February 10, 2014

At the Met: Carlo Scarpa's Dazzling Venetian Glass


Shaft-and-globe vase with disc foot, ca. 1932-33; white bollicine glass.
Liqueur set, ca. 1935; pale green pulegoso bollicine glass. 


There is something about beautiful objects––small things not meant for the rarified "fine art" world––that sets my heart aflutter. Perhaps it's imagining how they can be held in the hand, their forms caressed, their weight felt, that provides such intense pleasure. Currently at the Metropolitan Museum of Art is an exhibition Venetian Glass by Carlo Scarpa: The Venini Company, 1932-1947  that fulfills anyone's desire to wander among finely wrought objects, rich in color and form, inventive in technique. Carlo Scarpa was an architect and designer; as a young man in his 20s he was hired by the Venini Company as an artistic consultant; over 15 years he developed many new approaches to glassblowing. One such novel technique is a bollicine, where potassium nitrate was injected into the glass; it formed little bubbles of carbon dioxide when heated.




The bubbles in the glass add depth to the simple forms; they become mysterious presences, and even at this small size are grandly quiet.




I love the colors and shapes of this lively trio. I don't know the technique, having failed to photograph the explanatory label.


Bottle with quadrangular cross section, 1934; coral mezza filigrana glass.


This delicate and refined object is made with a very meticulous technique, mezza filigrana, that was used as early as the 16th century. Clear glass rods with milky glass at their centers are fused then blown into very thin forms.


Small bowls and vase, ca. 1934-36; sommerso mezza filigrana glass.


Here the delicacy of the mezza filigrana is wedded to another layer of glass.


Ovoid vase with twisted ribbing on the interior, ca. 1934; red and green sommerso glass with gold-leaf inclusions.


Sommerso means "submerged". In this gorgeous piece the clear glass is layered with bubble glass. We look in the opening as into the hot central core of earth. The flattened oval shape organic, and also elemental, like a form acted upon by time and gravity.


murrine romane glass


murrine romane glass


murrine romane glass


murrine romane glass


The four pieces above fascinated and delighted me. There was something so wondrous about seeing colored shapes floating in clear glass, the shapes repeated but never exactly the same, as the glass shaping process expanded and contracted them. The technique, murrine romane, is an updated ancient one: clear glass rods with colored centers were sliced and joined, then melted together and either blown or formed in a mold. There is something very painterly about these pieces.

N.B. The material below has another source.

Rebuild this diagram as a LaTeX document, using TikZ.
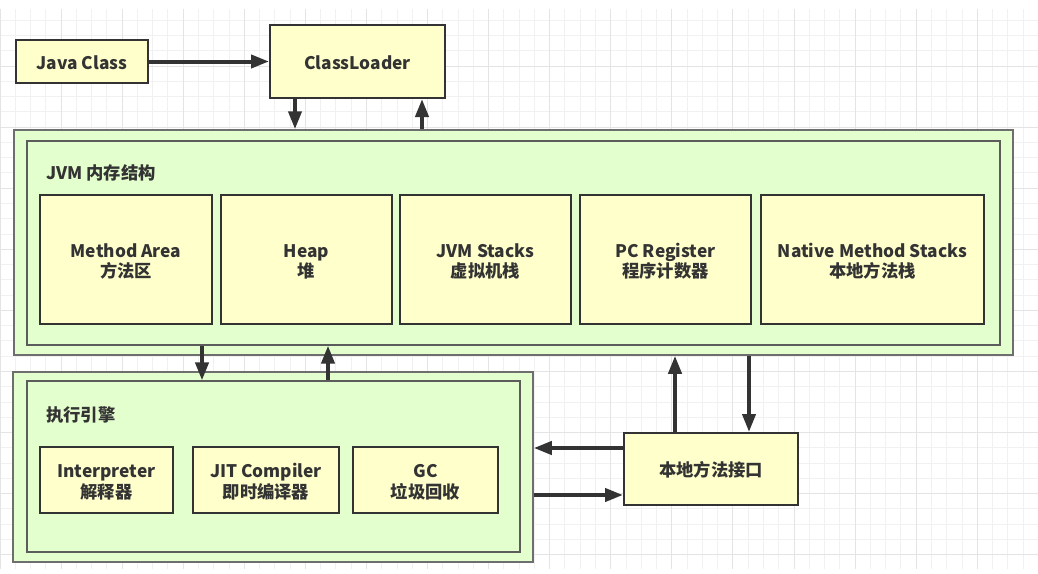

In this detail shot you can see the bubbles in the clear glass where one rod is fused with another. The irregularity of the colored shapes, their accidental appearance adds such charm, yet the rigor of their production belies their casual-looking colors.


Vase, ca. 1936; clear dark amethyst glass with battuto finish.


As a contrast to the murrine romane glass, here is a dark vase, solid, expressing a kind of enclosed grandeur. The battuto finish is one where the glass has been engraved. The texture adds layers of meaning and mood to an elegantly formed object.


Vase, ca. 1940-42; clear glass of different colored layers with lenticular incisi decorations.


This vase is another piece I fell in love with. Its shape is so direct, almost ordinary, but then there are those raised forms floating on the subtly-colored, almost clear glass, taking me to a place far beyond the ordinary.


Bowl, ca. 1940; lightly ground black and coral murrine opache glass with central inset of black murrine opache glass. 


And finally...oh my! this bowl.....



Dish with quadrangular cross section, ca. 1940-47; lightly ground black and coral five-spot murrine opache glass arranged in a snake shape. 


....and this dish, made using the same glass-rod murrine technique as in the clear glass with color shapes above, but here in dramatic red and black. My eye can wander endlessly across these surfaces, drawn to the varying patterns and shifts of movement and shape. The fact that all these works are modest-sized, useful objects makes their beauty even more present for me; they are ambition and innovation wrapped in a small package.